Dabei hat Jörg Widmann sich nie zwischen den unterschiedlichen Betätigungen entschieden. Seit mehr als zwei Jahrzehnten erfüllt er Kompositionsaufträge von führenden Orchestern und Ensembles. Weltweit zu den besten Klarinettisten gehörend, füllt er Konzertsäle überall auf der Welt und ist Inspiration für Komponisten zu neuen Werken für Klarinette. Sein weiteres leidenschaftliches Betätigungsfeld ist das Dirigieren, derzeit unterrichtet Jörg Widmann auch junge Komponisten an der Berliner Barenboim-Sais Akademie. Der vielseitige Musiker steht ganz ohne Rollenkonflikte als Dirigent, Klarinettist und Komponist in einer Person vor dem Orchester. So auch bei den Musikfestspielen Saar: Er wird gemeinsam mit der Sopranistin Sarah Maria Sun und der Deutschen Radio Philharmonie Saarbrücken Kaiserslautern im großen Sendesaal des SR die „Mission Mendelssohn“ mit Klarinette begleiten und dirigieren. Und es wäre verwunderlich, wenn nicht auch eigene Kompositionen von Jörg Widmann im Konzert zu hören sind. So wird er neben der „Hebriden“-Ouvertüre op. 26 von Felix Mendelssohn-Bartholdy, eine Paraphrase über Mendelssohns Hochzeitsmarsch für Violinensolo, „Andante“ aus der Klarinettensonate Es-Dur in einer Bearbeitung für Klarinette, Streichorchester, Harfe und Celesta sowie das 5. Streichquartett mit Sopran, den „Versuch über die Fuge“ in der Version für Sopran und Streichorchester und mit der ersten Sinfonie Mendelssohns den Konzertbesuchern und Mendelssohn Begeisterten wahrhaft Ungewohntes und Neues bieten.

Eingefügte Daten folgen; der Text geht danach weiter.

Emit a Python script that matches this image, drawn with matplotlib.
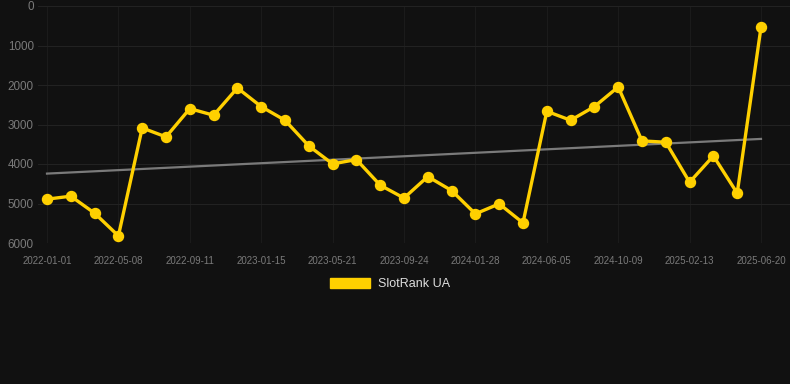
import matplotlib
matplotlib.use("Agg")
import matplotlib.pyplot as plt
from matplotlib.patches import Patch
import numpy as np

tick_labels = ["2022-01-01", "2022-05-08", "2022-09-11", "2023-01-15", "2023-05-21",
               "2023-09-24", "2024-01-28", "2024-06-05", "2024-10-09", "2025-02-13",
               "2025-06-20"]
ranks = [4890, 4815, 5245, 5820, 3087, 3314, 2598, 2766, 2075, 2547,
         2893, 3542, 3997, 3888, 4537, 4862, 4318, 4672, 5262, 5009,
         5490, 2665, 2893, 2547, 2049, 3415, 3449, 4461, 3795, 4739, 540]
trend_ends = [4243, 3365]
series_name = "SlotRank UA"

plt.rcParams['font.family'] = ['Liberation Sans', 'DejaVu Sans']
W, H = 790, 384
fig = plt.figure(figsize=(W/100, H/100), dpi=100, facecolor="#111111")
ax = fig.add_axes([38/W, 1-243/H, (W-38)/W, (243-6)/H])
ax.set_facecolor("#111111")

x = np.arange(len(ranks))
ax.plot([x[0], x[-1]], trend_ends, color="#7a7a7a", lw=1.6, zorder=2)
ax.plot(x, ranks, color="#FFD000", lw=2.4, marker="o", ms=7.2, zorder=3)

ax.set_ylim(6000, 0)
ax.set_yticks([0, 1000, 2000, 3000, 4000, 5000, 6000])
ax.set_xlim(-9/23.8, (790-47)/23.8)
ax.set_xticks(x[::3])
ax.set_xticklabels(tick_labels)
ax.grid(True, axis='y', color="#222222", lw=0.8)
ax.grid(True, axis='x', color="#1b1b1b", lw=0.8)
for s in ax.spines.values():
    s.set_visible(False)
ax.tick_params(axis='y', length=0, pad=3, labelsize=8.4, labelcolor="#7a7a7a")
ax.tick_params(axis='x', length=0, pad=9, labelsize=7, labelcolor="#7a7a7a")

fig.legend(handles=[Patch(facecolor="#FFD000", edgecolor="#FFD000")],
           labels=[series_name], loc="center", bbox_to_anchor=(390/W, 1-284/H),
           frameon=False, fontsize=9, labelcolor="#dddddd",
           handlelength=3.2, handleheight=0.8, handletextpad=0.6)

fig.savefig("out.png", dpi=100, facecolor="#111111")
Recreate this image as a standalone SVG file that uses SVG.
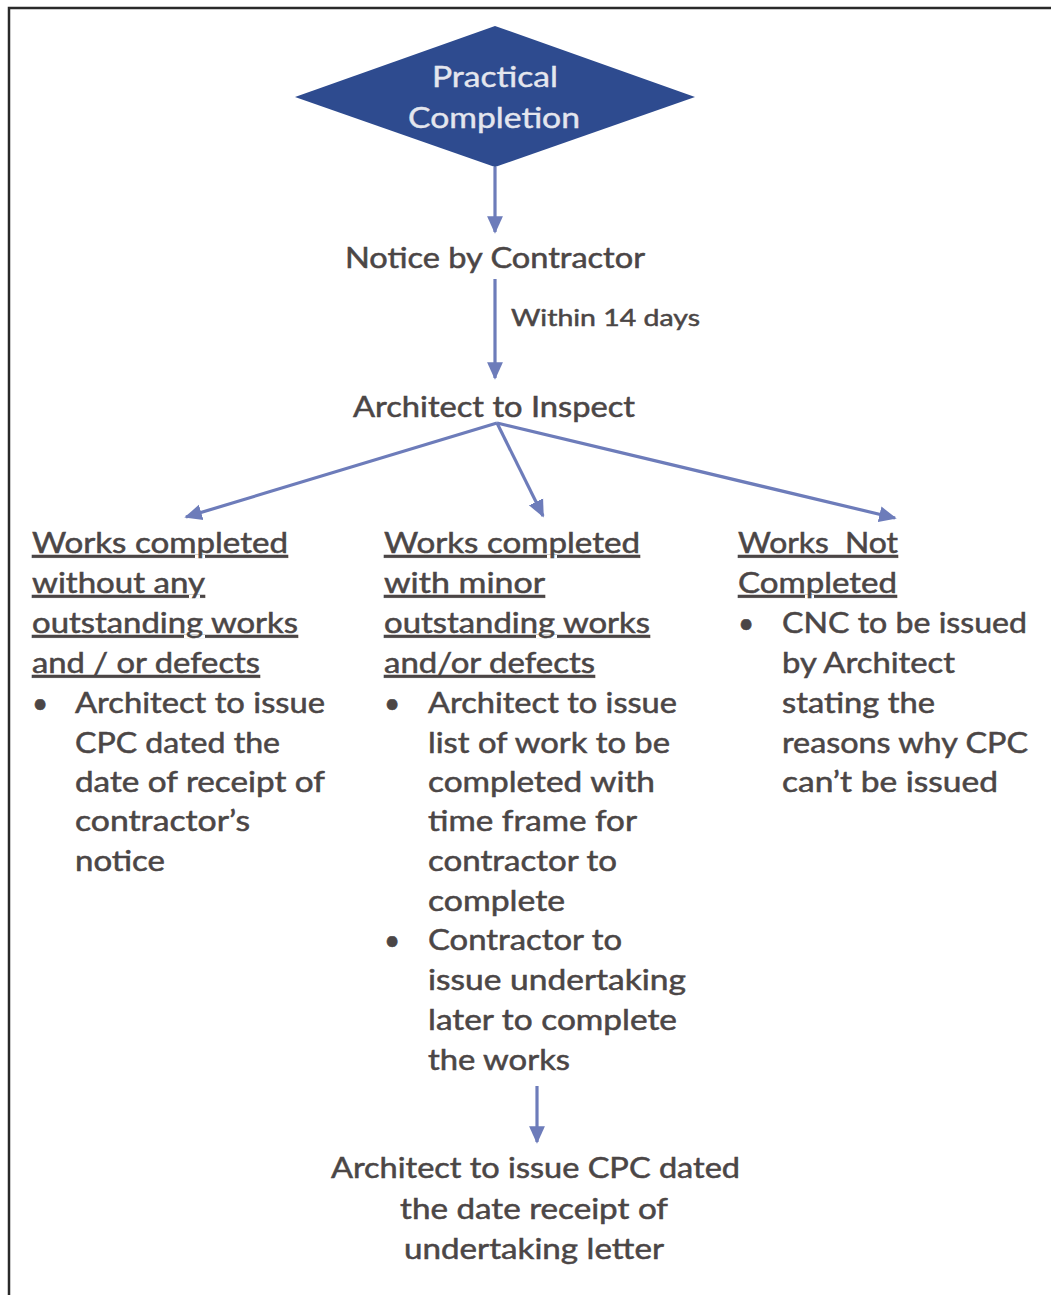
<svg xmlns="http://www.w3.org/2000/svg" width="1051" height="1295" viewBox="0 0 1051 1295">
<style>
.t{font-family:Lato,"Open Sans","Liberation Sans",sans-serif;font-size:28px;fill:#4b4646;stroke:#4b4646;stroke-width:0.5px;}
.h{text-decoration:underline;}
.w{fill:#e4e6ee;stroke:#e4e6ee;stroke-width:0.4px;font-size:28px;}
.s{font-size:24px;}
.ln{stroke:#6d7cba;stroke-width:3.2;fill:none;}
</style>
<defs>
<marker id="ah" viewBox="0 0 10 10" refX="9" refY="5" markerWidth="5.5" markerHeight="5.5" orient="auto" markerUnits="strokeWidth">
<path d="M0,0.5 L10,5 L0,9.5 z" fill="#6d7cba"/>
</marker>
</defs>
<rect width="1051" height="1295" fill="#ffffff"/>
<path d="M9,1295 L9,8 L1051,8" stroke="#2a2a2a" stroke-width="2.5" fill="none"/>

<g id="connectors">
<line class="ln" x1="495" y1="167" x2="495" y2="232" marker-end="url(#ah)"/>
<line class="ln" x1="495" y1="279" x2="495" y2="378" marker-end="url(#ah)"/>
<line class="ln" x1="497" y1="423" x2="186" y2="517" marker-end="url(#ah)"/>
<line class="ln" x1="497" y1="423" x2="543" y2="516" marker-end="url(#ah)"/>
<line class="ln" x1="497" y1="423" x2="895" y2="518" marker-end="url(#ah)"/>
<line class="ln" x1="537" y1="1086" x2="537" y2="1142" marker-end="url(#ah)"/>
<text class="t s" x="511" y="326" textLength="189" lengthAdjust="spacingAndGlyphs">Within 14 days</text>
</g>

<g id="practical-completion">
<polygon points="495,26 695,97 495,167 295,97" fill="#2e4b8f"/>
<text class="t w" x="432" y="87" textLength="126" lengthAdjust="spacingAndGlyphs">Practical</text>
<text class="t w" x="408" y="128" textLength="172" lengthAdjust="spacingAndGlyphs">Completion</text>
</g>

<g id="notice-by-contractor">
<text class="t" x="345" y="268" textLength="300" lengthAdjust="spacingAndGlyphs">Notice by Contractor</text>
</g>

<g id="architect-to-inspect">
<text class="t" x="353" y="417" textLength="282" lengthAdjust="spacingAndGlyphs">Architect to Inspect</text>
</g>

<g id="works-completed-no-outstanding">
<text class="t h" x="32" y="553" textLength="256" lengthAdjust="spacingAndGlyphs">Works completed</text>
<text class="t h" x="32" y="593" textLength="173" lengthAdjust="spacingAndGlyphs">without any</text>
<text class="t h" x="32" y="633" textLength="266" lengthAdjust="spacingAndGlyphs">outstanding works</text>
<text class="t h" x="32" y="673" textLength="228" lengthAdjust="spacingAndGlyphs">and / or defects</text>
<text class="t" x="32" y="713">•</text>
<text class="t" x="75" y="713" textLength="250" lengthAdjust="spacingAndGlyphs">Architect to issue</text>
<text class="t" x="75" y="753" textLength="205" lengthAdjust="spacingAndGlyphs">CPC dated the</text>
<text class="t" x="75" y="792" textLength="250" lengthAdjust="spacingAndGlyphs">date of receipt of</text>
<text class="t" x="75" y="831" textLength="175" lengthAdjust="spacingAndGlyphs">contractor’s</text>
<text class="t" x="75" y="871" textLength="90" lengthAdjust="spacingAndGlyphs">notice</text>
</g>

<g id="works-completed-minor-outstanding">
<text class="t h" x="384" y="553" textLength="256" lengthAdjust="spacingAndGlyphs">Works completed</text>
<text class="t h" x="384" y="593" textLength="161" lengthAdjust="spacingAndGlyphs">with minor</text>
<text class="t h" x="384" y="633" textLength="266" lengthAdjust="spacingAndGlyphs">outstanding works</text>
<text class="t h" x="384" y="673" textLength="211" lengthAdjust="spacingAndGlyphs">and/or defects</text>
<text class="t" x="384" y="713">•</text>
<text class="t" x="428" y="713" textLength="249" lengthAdjust="spacingAndGlyphs">Architect to issue</text>
<text class="t" x="428" y="753" textLength="242" lengthAdjust="spacingAndGlyphs">list of work to be</text>
<text class="t" x="428" y="792" textLength="227" lengthAdjust="spacingAndGlyphs">completed with</text>
<text class="t" x="428" y="831" textLength="209" lengthAdjust="spacingAndGlyphs">time frame for</text>
<text class="t" x="428" y="871" textLength="189" lengthAdjust="spacingAndGlyphs">contractor to</text>
<text class="t" x="428" y="911" textLength="137" lengthAdjust="spacingAndGlyphs">complete</text>
<text class="t" x="384" y="950">•</text>
<text class="t" x="428" y="950" textLength="194" lengthAdjust="spacingAndGlyphs">Contractor to</text>
<text class="t" x="428" y="990" textLength="258" lengthAdjust="spacingAndGlyphs">issue undertaking</text>
<text class="t" x="428" y="1030" textLength="249" lengthAdjust="spacingAndGlyphs">later to complete</text>
<text class="t" x="428" y="1070" textLength="142" lengthAdjust="spacingAndGlyphs">the works</text>
</g>

<g id="works-not-completed">
<text class="t h" x="738" y="553" textLength="160" lengthAdjust="spacingAndGlyphs" xml:space="preserve">Works  Not</text>
<text class="t h" x="738" y="593" textLength="159" lengthAdjust="spacingAndGlyphs">Completed</text>
<text class="t" x="738" y="633">•</text>
<text class="t" x="782" y="633" textLength="245" lengthAdjust="spacingAndGlyphs">CNC to be issued</text>
<text class="t" x="782" y="673" textLength="173" lengthAdjust="spacingAndGlyphs">by Architect</text>
<text class="t" x="782" y="713" textLength="153" lengthAdjust="spacingAndGlyphs">stating the</text>
<text class="t" x="782" y="753" textLength="246" lengthAdjust="spacingAndGlyphs">reasons why CPC</text>
<text class="t" x="782" y="792" textLength="216" lengthAdjust="spacingAndGlyphs">can’t be issued</text>
</g>

<g id="architect-issue-cpc">
<text class="t" x="331" y="1178" textLength="409" lengthAdjust="spacingAndGlyphs">Architect to issue CPC dated</text>
<text class="t" x="400" y="1219" textLength="268" lengthAdjust="spacingAndGlyphs">the date receipt of</text>
<text class="t" x="404" y="1259" textLength="260" lengthAdjust="spacingAndGlyphs">undertaking letter</text>
</g>
</svg>
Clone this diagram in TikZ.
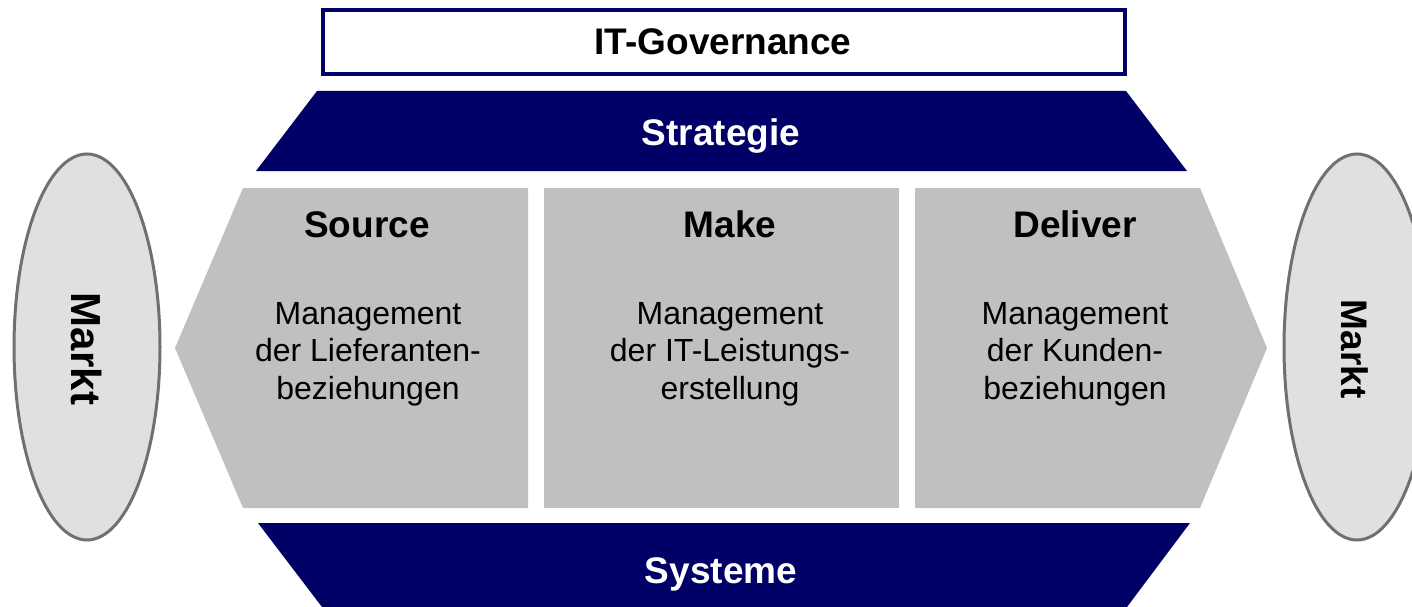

Erstmals ist es gelungen, Jörg Widmann in das Programm der Musikfestspiele Saar aufzunehmen. Nach Saarbrücken wird er in diesem Jahr allerdings öfter kommen. Mit der Deutschen Radio Philharmonie Saarbrücken Kaiserslautern ist er als Creative Partner verbunden. Im Programmzentrum dieser Zusammenarbeit stehen Mozart und Mendelssohn, die Widmann in die heutige Zeit transferiert – als „Moderator am Klavier“, als Klarinettist im Ensemblekonzert und als Dirigent und Vermittler einer „Musik für junge Ohren“ oder eines Gesprächskonzerts.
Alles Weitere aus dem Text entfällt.